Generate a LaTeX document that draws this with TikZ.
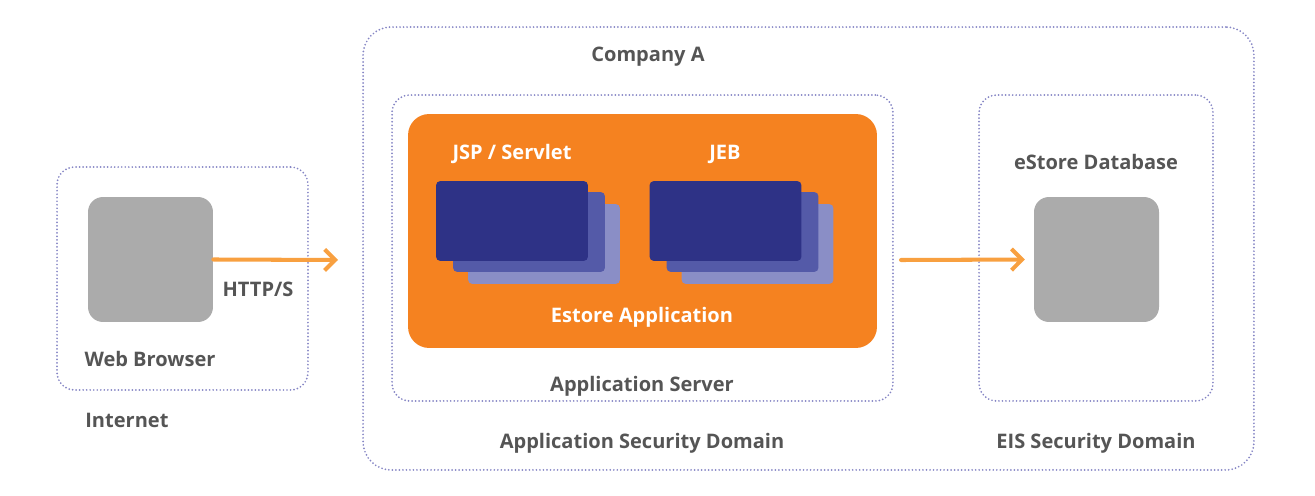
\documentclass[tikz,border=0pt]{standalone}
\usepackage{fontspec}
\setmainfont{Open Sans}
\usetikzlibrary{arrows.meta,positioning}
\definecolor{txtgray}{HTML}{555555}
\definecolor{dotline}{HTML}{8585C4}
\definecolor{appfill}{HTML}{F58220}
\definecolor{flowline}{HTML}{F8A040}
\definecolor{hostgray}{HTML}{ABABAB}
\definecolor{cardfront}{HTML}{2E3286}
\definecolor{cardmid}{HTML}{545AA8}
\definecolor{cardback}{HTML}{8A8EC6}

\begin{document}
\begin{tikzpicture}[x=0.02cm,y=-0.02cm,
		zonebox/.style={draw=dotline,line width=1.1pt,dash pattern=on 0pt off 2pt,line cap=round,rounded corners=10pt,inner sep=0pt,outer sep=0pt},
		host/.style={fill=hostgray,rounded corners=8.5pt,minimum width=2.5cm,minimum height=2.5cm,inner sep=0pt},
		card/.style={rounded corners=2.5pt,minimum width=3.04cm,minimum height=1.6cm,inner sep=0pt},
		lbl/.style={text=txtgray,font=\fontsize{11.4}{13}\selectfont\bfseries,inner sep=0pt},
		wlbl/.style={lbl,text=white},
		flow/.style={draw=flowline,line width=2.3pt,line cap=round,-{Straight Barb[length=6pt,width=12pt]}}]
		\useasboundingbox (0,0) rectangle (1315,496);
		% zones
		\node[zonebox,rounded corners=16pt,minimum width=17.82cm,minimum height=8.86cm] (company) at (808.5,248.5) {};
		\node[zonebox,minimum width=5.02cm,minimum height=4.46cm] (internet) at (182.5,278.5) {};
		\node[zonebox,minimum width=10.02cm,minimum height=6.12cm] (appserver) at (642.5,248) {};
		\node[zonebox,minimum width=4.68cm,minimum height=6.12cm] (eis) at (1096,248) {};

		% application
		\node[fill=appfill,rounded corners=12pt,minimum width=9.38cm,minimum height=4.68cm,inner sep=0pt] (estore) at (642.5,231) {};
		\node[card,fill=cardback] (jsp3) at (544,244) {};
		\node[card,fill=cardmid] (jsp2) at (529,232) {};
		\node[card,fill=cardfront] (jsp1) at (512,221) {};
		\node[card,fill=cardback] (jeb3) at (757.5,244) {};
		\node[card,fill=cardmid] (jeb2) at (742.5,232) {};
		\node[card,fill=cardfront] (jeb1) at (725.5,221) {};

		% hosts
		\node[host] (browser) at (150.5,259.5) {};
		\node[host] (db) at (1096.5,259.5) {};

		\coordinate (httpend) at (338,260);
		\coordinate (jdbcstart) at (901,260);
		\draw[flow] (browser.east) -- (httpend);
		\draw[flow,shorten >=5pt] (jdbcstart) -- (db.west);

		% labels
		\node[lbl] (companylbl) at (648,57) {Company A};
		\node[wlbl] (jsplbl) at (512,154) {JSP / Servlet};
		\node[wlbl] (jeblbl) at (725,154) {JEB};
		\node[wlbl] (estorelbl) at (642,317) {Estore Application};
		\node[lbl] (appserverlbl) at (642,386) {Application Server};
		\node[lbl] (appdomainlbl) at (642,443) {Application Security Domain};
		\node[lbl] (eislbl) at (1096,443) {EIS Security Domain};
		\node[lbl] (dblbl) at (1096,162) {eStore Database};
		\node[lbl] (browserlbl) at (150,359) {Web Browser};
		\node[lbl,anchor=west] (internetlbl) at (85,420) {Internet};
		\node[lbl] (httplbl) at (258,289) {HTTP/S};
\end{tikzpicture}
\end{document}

• • •

SHORT EXERCISE: Leave out all pictures, then copy the remaining material exactly.

EXERCISE OUTPUT:
Generate a LaTeX document that draws this with TikZ.
\documentclass[tikz,border=0pt]{standalone}
\usepackage{fontspec}
\setmainfont{Open Sans}
\usetikzlibrary{arrows.meta,positioning}
\definecolor{txtgray}{HTML}{555555}
\definecolor{dotline}{HTML}{8585C4}
\definecolor{appfill}{HTML}{F58220}
\definecolor{flowline}{HTML}{F8A040}
\definecolor{hostgray}{HTML}{ABABAB}
\definecolor{cardfront}{HTML}{2E3286}
\definecolor{cardmid}{HTML}{545AA8}
\definecolor{cardback}{HTML}{8A8EC6}

\begin{document}
\begin{tikzpicture}[x=0.02cm,y=-0.02cm,
		zonebox/.style={draw=dotline,line width=1.1pt,dash pattern=on 0pt off 2pt,line cap=round,rounded corners=10pt,inner sep=0pt,outer sep=0pt},
		host/.style={fill=hostgray,rounded corners=8.5pt,minimum width=2.5cm,minimum height=2.5cm,inner sep=0pt},
		card/.style={rounded corners=2.5pt,minimum width=3.04cm,minimum height=1.6cm,inner sep=0pt},
		lbl/.style={text=txtgray,font=\fontsize{11.4}{13}\selectfont\bfseries,inner sep=0pt},
		wlbl/.style={lbl,text=white},
		flow/.style={draw=flowline,line width=2.3pt,line cap=round,-{Straight Barb[length=6pt,width=12pt]}}]
		\useasboundingbox (0,0) rectangle (1315,496);
		% zones
		\node[zonebox,rounded corners=16pt,minimum width=17.82cm,minimum height=8.86cm] (company) at (808.5,248.5) {};
		\node[zonebox,minimum width=5.02cm,minimum height=4.46cm] (internet) at (182.5,278.5) {};
		\node[zonebox,minimum width=10.02cm,minimum height=6.12cm] (appserver) at (642.5,248) {};
		\node[zonebox,minimum width=4.68cm,minimum height=6.12cm] (eis) at (1096,248) {};

		% application
		\node[fill=appfill,rounded corners=12pt,minimum width=9.38cm,minimum height=4.68cm,inner sep=0pt] (estore) at (642.5,231) {};
		\node[card,fill=cardback] (jsp3) at (544,244) {};
		\node[card,fill=cardmid] (jsp2) at (529,232) {};
		\node[card,fill=cardfront] (jsp1) at (512,221) {};
		\node[card,fill=cardback] (jeb3) at (757.5,244) {};
		\node[card,fill=cardmid] (jeb2) at (742.5,232) {};
		\node[card,fill=cardfront] (jeb1) at (725.5,221) {};

		% hosts
		\node[host] (browser) at (150.5,259.5) {};
		\node[host] (db) at (1096.5,259.5) {};

		\coordinate (httpend) at (338,260);
		\coordinate (jdbcstart) at (901,260);
		\draw[flow] (browser.east) -- (httpend);
		\draw[flow,shorten >=5pt] (jdbcstart) -- (db.west);

		% labels
		\node[lbl] (companylbl) at (648,57) {Company A};
		\node[wlbl] (jsplbl) at (512,154) {JSP / Servlet};
		\node[wlbl] (jeblbl) at (725,154) {JEB};
		\node[wlbl] (estorelbl) at (642,317) {Estore Application};
		\node[lbl] (appserverlbl) at (642,386) {Application Server};
		\node[lbl] (appdomainlbl) at (642,443) {Application Security Domain};
		\node[lbl] (eislbl) at (1096,443) {EIS Security Domain};
		\node[lbl] (dblbl) at (1096,162) {eStore Database};
		\node[lbl] (browserlbl) at (150,359) {Web Browser};
		\node[lbl,anchor=west] (internetlbl) at (85,420) {Internet};
		\node[lbl] (httplbl) at (258,289) {HTTP/S};
\end{tikzpicture}
\end{document}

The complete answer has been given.